The city of Oak Harbor logged 40 acres it owns off Sleeper Road and is considering selling the land or leasing its mineral rights. - Photo by Debra Vaughn/Whidbey News-Times
The city of Oak Harbor logged 40 acres it owns off Sleeper Road and is considering selling the land or leasing its mineral rights.
— image credit: Photo by Debra Vaughn/Whidbey News-Times

The city of Oak Harbor is investigating what it should do with 40 acres of property it owns off Sleeper Road.

In the last several weeks, the city has logged the land and plans to have the property and its mineral rights appraised. The property could be sold or city leaders may decide to lease the mineral rights.

The land — which consists of two 20-acre parcels — is located off State Highway 20 near two gravel pits.

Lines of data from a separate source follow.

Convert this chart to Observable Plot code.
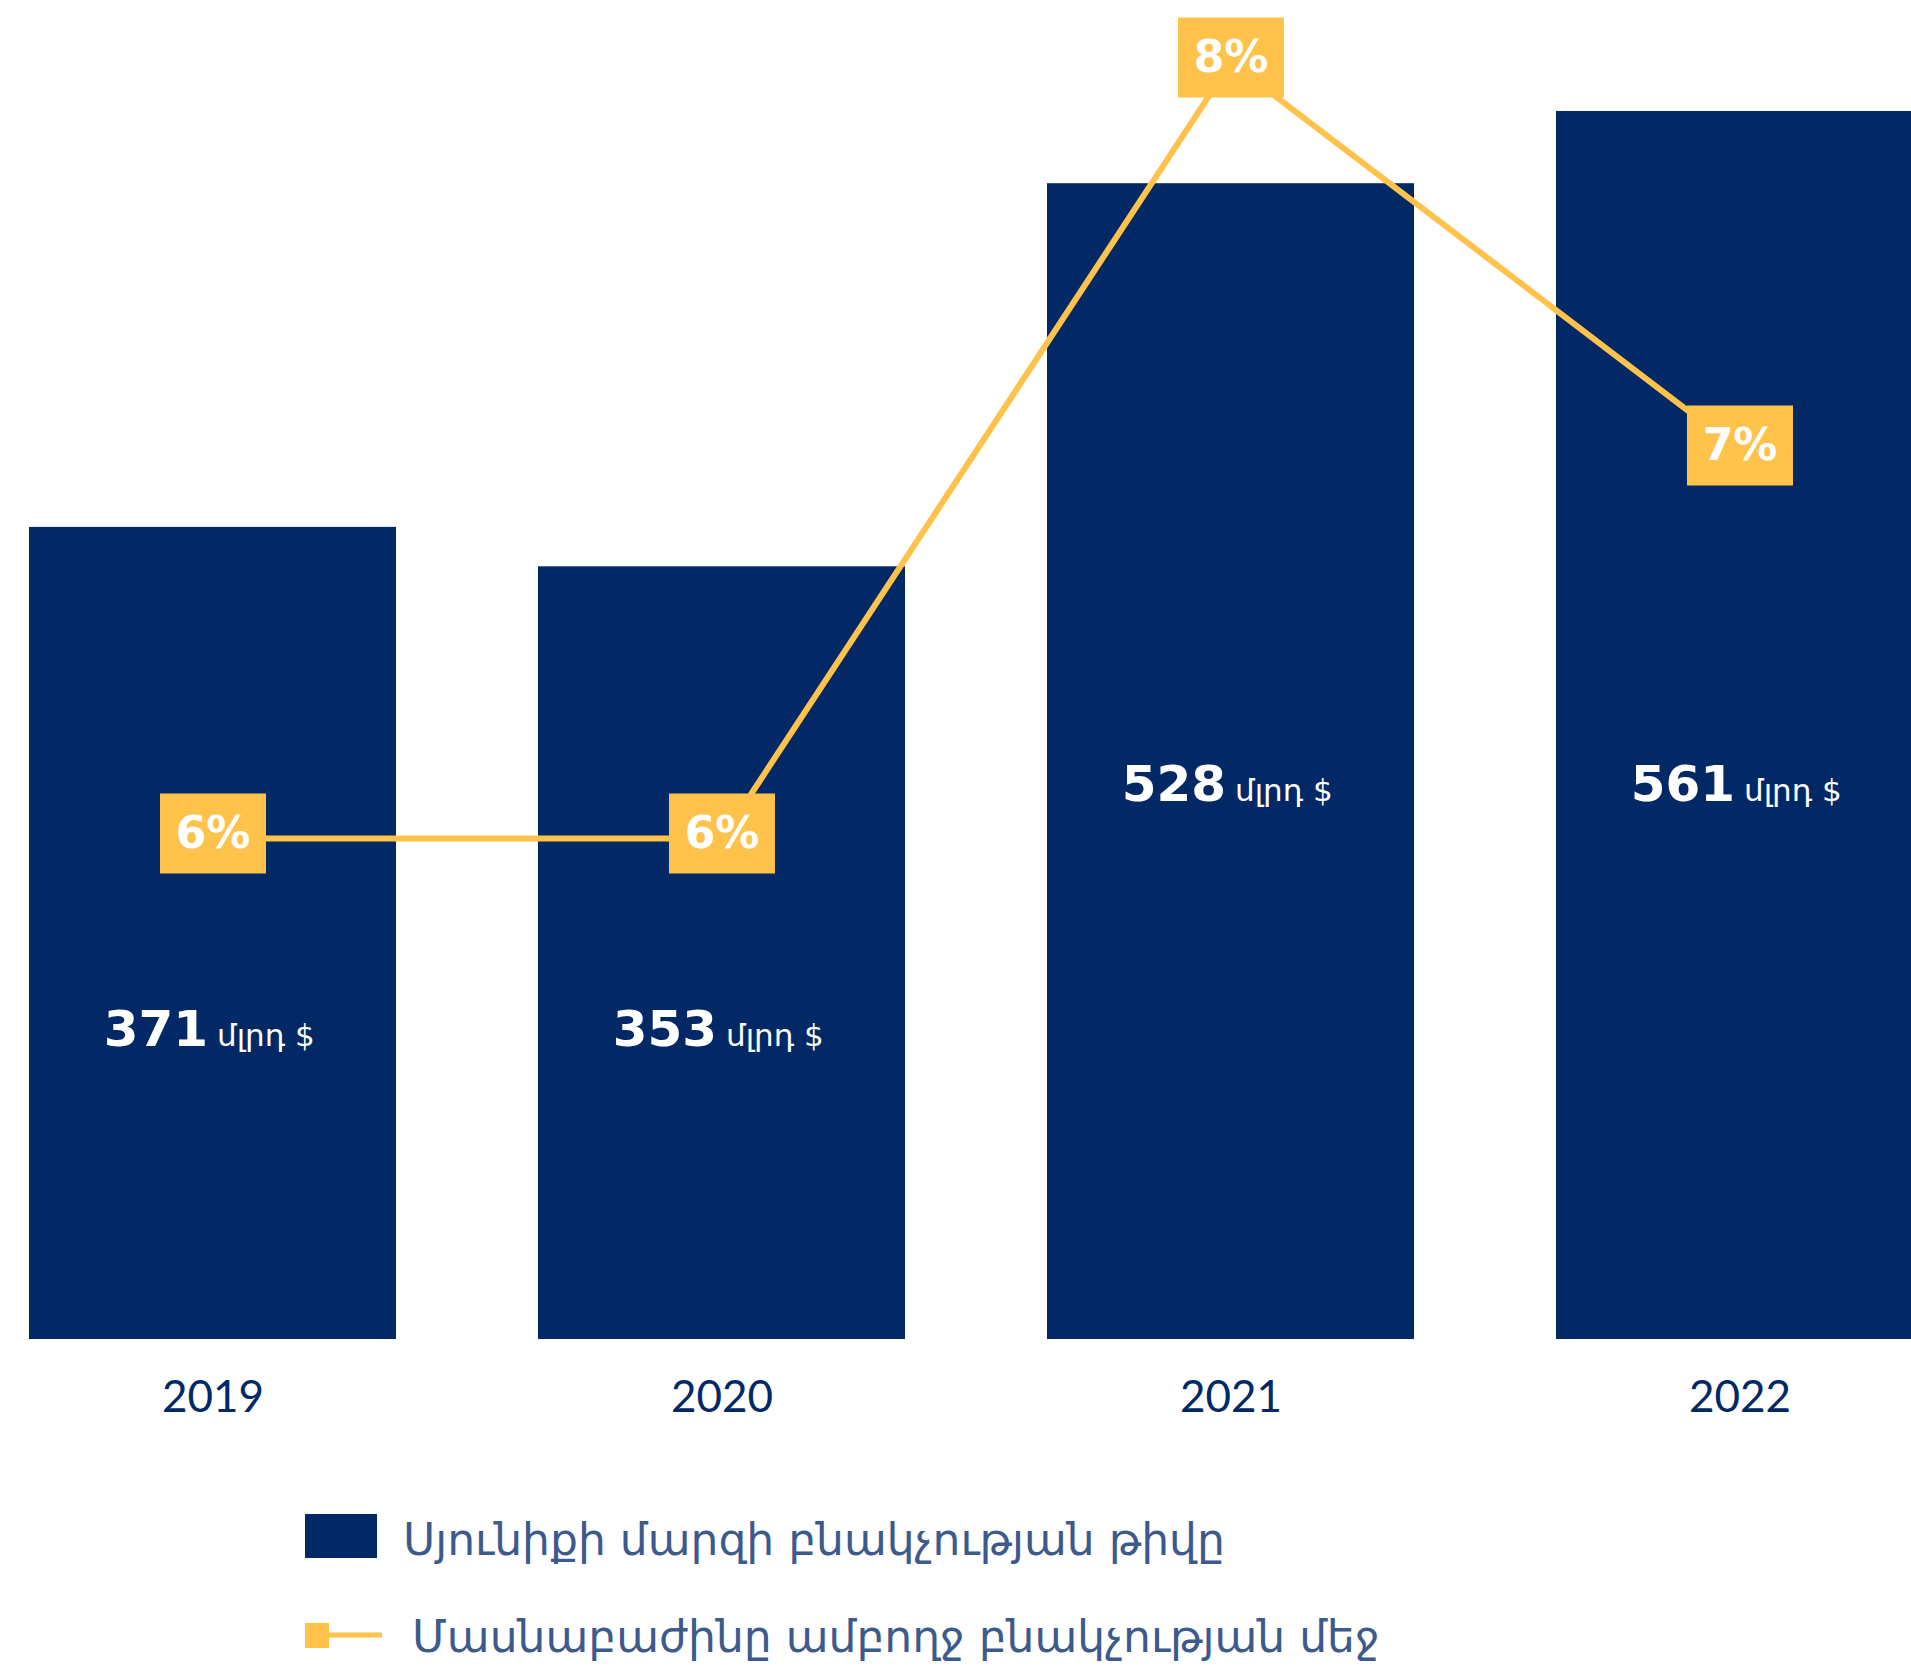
<!DOCTYPE html>
<html><head><meta charset="utf-8">
<script src="https://cdn.jsdelivr.net/npm/d3@7"></script>
<script src="https://cdn.jsdelivr.net/npm/@observablehq/plot@0.6"></script>
<style>
html,body{margin:0;padding:0;background:#fff;}
#chart{position:relative;width:1911px;height:1667px;overflow:hidden;}
#chart svg{display:block;}
</style></head><body><div id="chart"></div>
<script>
const years = ["2019", "2020", "2021", "2022"];
const totals = [371, 353, 528, 561];
const shares = [6, 6, 8, 7];
const unitLabel = "մլրդ $";
const legendLabels = ["Սյունիքի մարզի բնակչության թիվը", "Մասնաբաժինը ամբողջ բնակչության մեջ"];

const navy = "#022966", gold = "#FFC24B", legendInk = "#3D5A8C";
const rows = years.map((year, i) => ({year, value: totals[i], share: shares[i]}));
// secondary (percentage) axis mapped into the bar scale's units
const shareToY = d3.scaleLinear([6, 8], [228.9, 583.4]);
const labelBase = d => d.value < 450 ? 134 : 246;
const box = {draw(ctx) { ctx.rect(-53, -45, 106, 80); }};

const plot = Plot.plot({
  width: 1911, height: 1470,
  marginTop: 0, marginBottom: 131, marginLeft: 0, marginRight: 0,
  x: {domain: years, range: [29, 1923], paddingInner: 0.279, paddingOuter: 0, align: 0, label: null},
  y: {domain: [0, 600], range: [1339, 1339 - 600 * 2.189], axis: null},
  style: {background: "transparent", overflow: "visible", fontFamily: "Lato", fontSize: "44px", color: navy},
  marks: [
    Plot.barY(rows, {x: "year", y: "value", fill: navy}),
    Plot.line(rows, {x: "year", y: d => shareToY(d.share), stroke: gold, strokeWidth: 6}),
    Plot.dot(rows, {x: "year", y: d => shareToY(d.share), symbol: box, r: 10, fill: gold, stroke: null}),
    Plot.text(rows, {x: "year", y: d => shareToY(d.share), dy: -5, text: d => d.share + "%", fill: "white", fontSize: 44, fontWeight: "bold", fontFamily: "DejaVu Sans"}),
    Plot.text(rows, {x: "year", y: labelBase, text: d => String(d.value), textAnchor: "end", dx: -5, lineAnchor: "bottom", fill: "white", fontSize: 50, fontWeight: "bold", fontFamily: "DejaVu Sans"}),
    Plot.text(rows, {x: "year", y: labelBase, text: () => unitLabel, textAnchor: "start", dx: 4, lineAnchor: "bottom", fill: "white", fontSize: 31, fontFamily: "DejaVu Sans"}),
    Plot.axisX({tickSize: 0, tickPadding: 41, fontSize: 44, fill: navy, fontFamily: "Lato", label: null})
  ]
});
document.getElementById("chart").appendChild(plot);

// legend below the chart
const leg = d3.select("#chart").append("svg").attr("width", 1911).attr("height", 197);
leg.append("rect").attr("x", 305).attr("y", 44).attr("width", 72).attr("height", 44).attr("fill", navy);
leg.append("text").attr("x", 403).attr("y", 85).text(legendLabels[0])
  .attr("fill", legendInk).attr("font-family", "DejaVu Sans").attr("font-size", 44);
leg.append("line").attr("x1", 320).attr("x2", 382).attr("y1", 165).attr("y2", 165).attr("stroke", gold).attr("stroke-width", 5);
leg.append("rect").attr("x", 305).attr("y", 153).attr("width", 24).attr("height", 25).attr("fill", gold);
leg.append("text").attr("x", 412).attr("y", 182).text(legendLabels[1])
  .attr("fill", legendInk).attr("font-family", "DejaVu Sans").attr("font-size", 44);
</script></body></html>
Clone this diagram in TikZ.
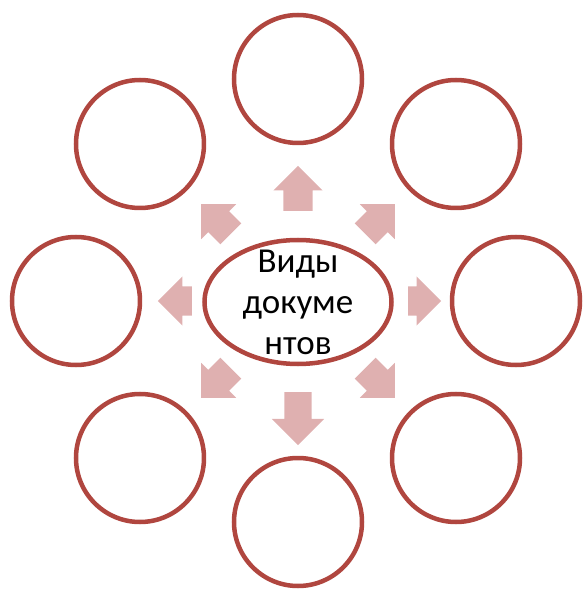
\documentclass[tikz,border=0pt]{standalone}
\usepackage{fontspec}
\setmainfont{Carlito}
\usepackage{xcolor}
\usepackage{tikz}
\usetikzlibrary{shapes.geometric,shapes.arrows}

\definecolor{ringred}{RGB}{176,70,63}
\definecolor{arrowpink}{RGB}{223,176,176}

\begin{document}
\begin{tikzpicture}[
    x=1pt, y=1pt,
    ring/.style={draw=ringred, circle, line width=4.5pt, minimum size=128pt, inner sep=0pt},
    hub/.style={draw=ringred, ellipse, line width=4.5pt, minimum width=187pt, minimum height=124pt, inner sep=0pt},
    blockarrow/.style={single arrow, fill=arrowpink, draw=none, anchor=tail, inner xsep=0pt, inner ysep=14.5pt, single arrow head extend=10pt, single arrow tip angle=90, minimum height=#1},
    blockarrow/.default=42pt
]
    \useasboundingbox (-298,-288) rectangle (284,301);

    % Centre
    \node[hub] (docs) at (0,-1) {};
    \node[align=center, font=\fontsize{35}{41}\selectfont, inner sep=0pt] (docstext) at (0,-1) {Виды\\докуме\\нтов};

    % Outer rings
    \node[ring] (ringN)  at (0,222) {};
    \node[ring] (ringNE) at (158,157) {};
    \node[ring] (ringE)  at (218,0) {};
    \node[ring] (ringSE) at (158,-157) {};
    \node[ring] (ringS)  at (0,-221) {};
    \node[ring] (ringSW) at (-158,-157) {};
    \node[ring] (ringW)  at (-222,0) {};
    \node[ring] (ringNW) at (-158,157) {};

    % Block arrows (placed by their tails)
    \node[blockarrow=45pt, rotate=90] (arrN) at (0,90) {};
    \node[blockarrow, rotate=45] (arrNE) at (67,67) {};
    \node[blockarrow=33pt, rotate=0] (arrE) at (110,0) {};
    \node[blockarrow, rotate=-45] (arrSE) at (67,-67) {};
    \node[blockarrow=53pt, inner ysep=13.5pt, single arrow head extend=12.5pt, rotate=-90] (arrS) at (0,-91) {};
    \node[blockarrow, rotate=-135] (arrSW) at (-67,-67) {};
    \node[blockarrow=34pt, rotate=180] (arrW) at (-106,0) {};
    \node[blockarrow, rotate=135] (arrNW) at (-67,67) {};
\end{tikzpicture}
\end{document}
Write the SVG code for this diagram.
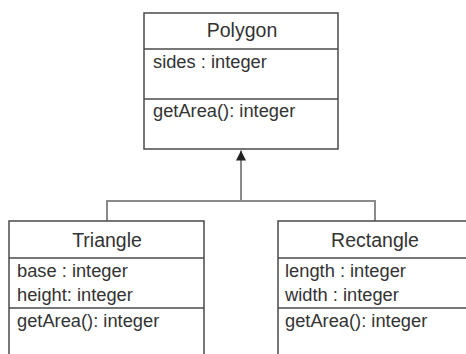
<svg xmlns="http://www.w3.org/2000/svg" width="466" height="354" viewBox="0 0 466 354">
  <style>
    .box { fill: #ffffff; stroke: #4a4a4a; stroke-width: 1.5; }
    .sep { stroke: #4a4a4a; stroke-width: 1.5; }
    .title { font-family: "Liberation Sans", Arial, sans-serif; font-size: 19.5px; fill: #333333; text-anchor: middle; }
    .member { font-family: "Liberation Sans", Arial, sans-serif; font-size: 18.3px; fill: #333333; }
    .link { fill: none; stroke: #8a8a8a; stroke-width: 2; }
  </style>
  <defs>
    <marker id="head" viewBox="0 0 10 10" refX="10" refY="5" markerWidth="10" markerHeight="10" markerUnits="userSpaceOnUse" orient="auto">
      <path d="M0,0 L10,5 L0,10 Z" fill="#222222"/>
    </marker>
  </defs>
  <rect width="466" height="354" fill="#ffffff"/>

  <!-- inheritance connectors -->
  <g id="connectors">
    <path class="link" d="M107,221 V201 H375 V221"/>
    <path class="link" d="M241,201 V150.5" marker-end="url(#head)"/>
  </g>

  <!-- base class -->
  <g id="polygon">
    <rect class="box" x="144" y="13" width="194" height="136"/>
    <line class="sep" x1="144" y1="49" x2="338" y2="49"/>
    <line class="sep" x1="144" y1="99" x2="338" y2="99"/>
    <text class="title" x="242" y="37">Polygon</text>
    <text class="member" x="153" y="68">sides : integer</text>
    <text class="member" x="153" y="117">getArea(): integer</text>
  </g>

  <!-- derived classes -->
  <g id="triangle">
    <rect class="box" x="9" y="221" width="195" height="150"/>
    <line class="sep" x1="9" y1="258" x2="204" y2="258"/>
    <line class="sep" x1="9" y1="308" x2="204" y2="308"/>
    <text class="title" x="107" y="247">Triangle</text>
    <text class="member" x="17" y="277">base : integer</text>
    <text class="member" x="17" y="301">height: integer</text>
    <text class="member" x="17" y="327">getArea(): integer</text>
  </g>

  <g id="rectangle">
    <rect class="box" x="278" y="221" width="195" height="150"/>
    <line class="sep" x1="278" y1="258" x2="473" y2="258"/>
    <line class="sep" x1="278" y1="308" x2="473" y2="308"/>
    <text class="title" x="375" y="247">Rectangle</text>
    <text class="member" x="285" y="277">length : integer</text>
    <text class="member" x="285" y="301">width : integer</text>
    <text class="member" x="285" y="327">getArea(): integer</text>
  </g>
</svg>
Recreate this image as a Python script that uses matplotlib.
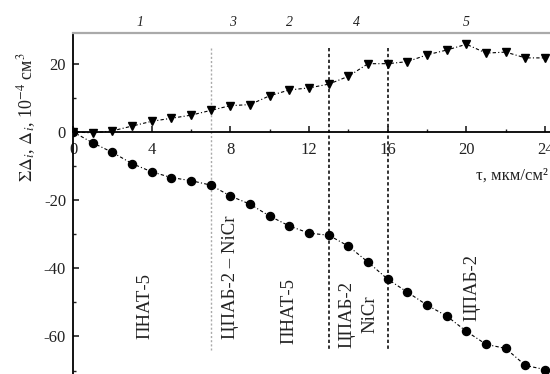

In past years, the city used the land as a borrow pit, extracting gravel and soil for city use elsewhere.

Former Mayor Scott Dudley initially suggested the city consider selling the land and reinvesting the profits into a park inside the city limits, said City Administrator Doug Merriman.

Merriman said he plans to advise the city council to reinvest the profits from the clearcutting and sale into property or a building rather than spending the proceeds on city operations.

“At this point, we are in fact-finding mode,” he said. “From a financial standpoint, I’m interested in not just the market value, but what is the value of the gravel and other commodities, and what options do we have.”

The City Council approved logging the land and hiring a forester nearly two years ago. Councilman Rick Almberg said it’s an asset the city didn’t seem to need.

“The trees were mature trees,” he said. “They were in their prime growth … It wasn’t because the city was in some kind of financial emergency. You have a stand of timber right there that can be used for many other benefits to the community.”

The city earned $244,000 from timber sales. An estimated 722,000 board feet were harvested.

Officials are taking steps to reforest the area, Merriman said. They want to grind the piles of leftover branches to clean up the land. They also are purchasing seedlings to replant across the property.

The reforestation, limb grinding, and appraisal of the property and mineral value will be paid for using proceeds from the logging operations.